Seemingly Radical Things We Do To Save Money

The more I witness the spending habits of young people like us, the more I view our spending habits as radical. The ways in which we save money have always seemed natural to me. Being thrifty was a skill I was raised with. Let me share some of the “radical” things we do to save money and see what you think.

  • We don’t have smartphones. Shocker, I know. And on top of that we don’t have unlimited talk or text either. We have the lowest texting plan and minutes that are possible with our provider. We debated over not even having a texting plan for a while, but I know from experience that people assume you have a texting plan and will inevitably text you. We have also had our phones for three years; we have avoided upgrading our phones to save us money in the likely occasion that we decide to switch carriers in the near future.
  • We cut our hair at Great Clips, and we even wait for haircuts to go on sale at great clips and buy several at once to save even more money. I admit when I do something extreme to my hair I will usually go to a more expensive salon, but other than that—it’s Great Clips. I will also wait as long as possible between haircuts. This past year has been the most I have ever gotten my hair cut in my life. This was because I was growing out my pixie cut, and even at that I cut my hair every three months. Most years I cut my hair twice a year.
  • We don’t have cable television. In fact we have a bulky old TV that my parents gave us when we got married, complete with antennae and digital converter box. We actually don’t use it that much because we live on a busy street and whenever a car drives by the picture goes out. Mostly when we watch TV shows we watch them on the Internet.
  • We share Internet with our neighbors. We live in an apartment complex and didn’t see any reason why each apartment should have it’s own wireless. We pay a price for this one though, since our friends we share Internet with live a few stories up from us, and they have the modem. Weak signal strength aside, it is worth the savings.
  • We drove an old but functioning car for years that Joe “bought” from a friend while we were dating. We drove that car well past 200,000 miles and didn’t buy a new one until we had saved enough money for a down payment for a new, safer car. If you had seen our car you would understand this one better. The car had so many things wrong with it we were surprised someone bought it from us after we got our new car (the dash lights did not work, the tail light went out a couple times a year, the headlights were held together with bungee cords, one of the doors did not open, the trunk did not open for a while, the car had some significant body damage from being in an accident, etc.). Also did I mention we only have one car. Yes, two people can share one car.
  • We live in a small, one-bedroom apartment. We’ve stayed in our apartment for three years because the location is great for us, and it would have cost money to move. It’s been enough space for us and has taught us how to get rid of things that we don’t have space for, and don’t really need.
  • We walk or ride the bus whenever possible. Lucky for us we get free bus passes from school and work. Because we live close to where we go to school and where we work it makes it easy for us to walk or take the bus. This also makes it easy to share our car between the two of us. And it saves us lots of money on parking.
  • We limit eating out to once a month. Eating out adds up very quickly. We manage to limit our eating out most months to only once. Believe me, this saves a lot of money and is well worth it.
  • We have a plot in a community garden. Our church owns some land that they have split up into plots for a garden that is open to the community. All we pay for is the water, which is very minimal. We’ve been able to save even more money on our garden by growing most of crops from seed. Not only do we get to grow our own vegetables, but we also get meet people from our neighborhood that we might not have met otherwise.

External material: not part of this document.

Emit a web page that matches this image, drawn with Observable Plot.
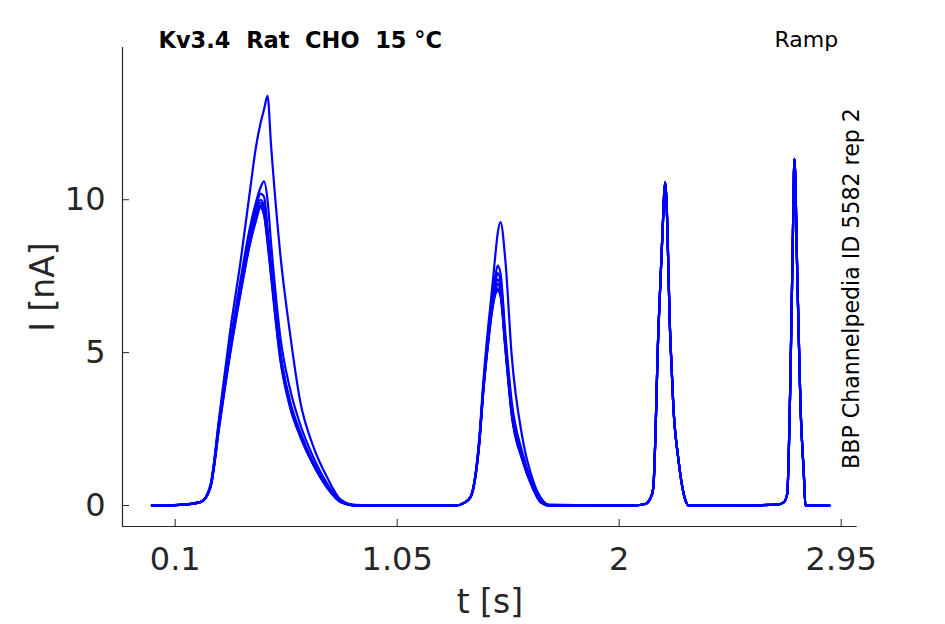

There you have it, some radical ways to save money. Do you do any “radical” things to save money?

2 thoughts on “Seemingly Radical Things We Do To Save Money

  1. Your not crazy, just smart. We do the same thing. No tv, smallest texting/minute cell-phone plan, a small garden (which we haven’t had much luck with yet), We limit our eating out money to $25 a month (there’s 6 of us now) and when the money is gone that’s it. I actually love being able to watch shows on the internet since I can stop and watch them anytime instead of arranging my time around a tv schedule, plus it leaves more time for reading/playing time. When we lived in Logan we used the bus all the time. I miss having one. I love following your blog and seeing the two of you. You guys are so cute.

  2. I’m glad to know there are some other people out there who try to be frugal. That’s incredible that you are able to stick to your eating out budget with that many people. That gives me hope that we can stick to a solid budget when we have kids. I agree about watching TV shows on the internet, it does give you more flexibility in your schedule. Thanks for sharing Lauryn!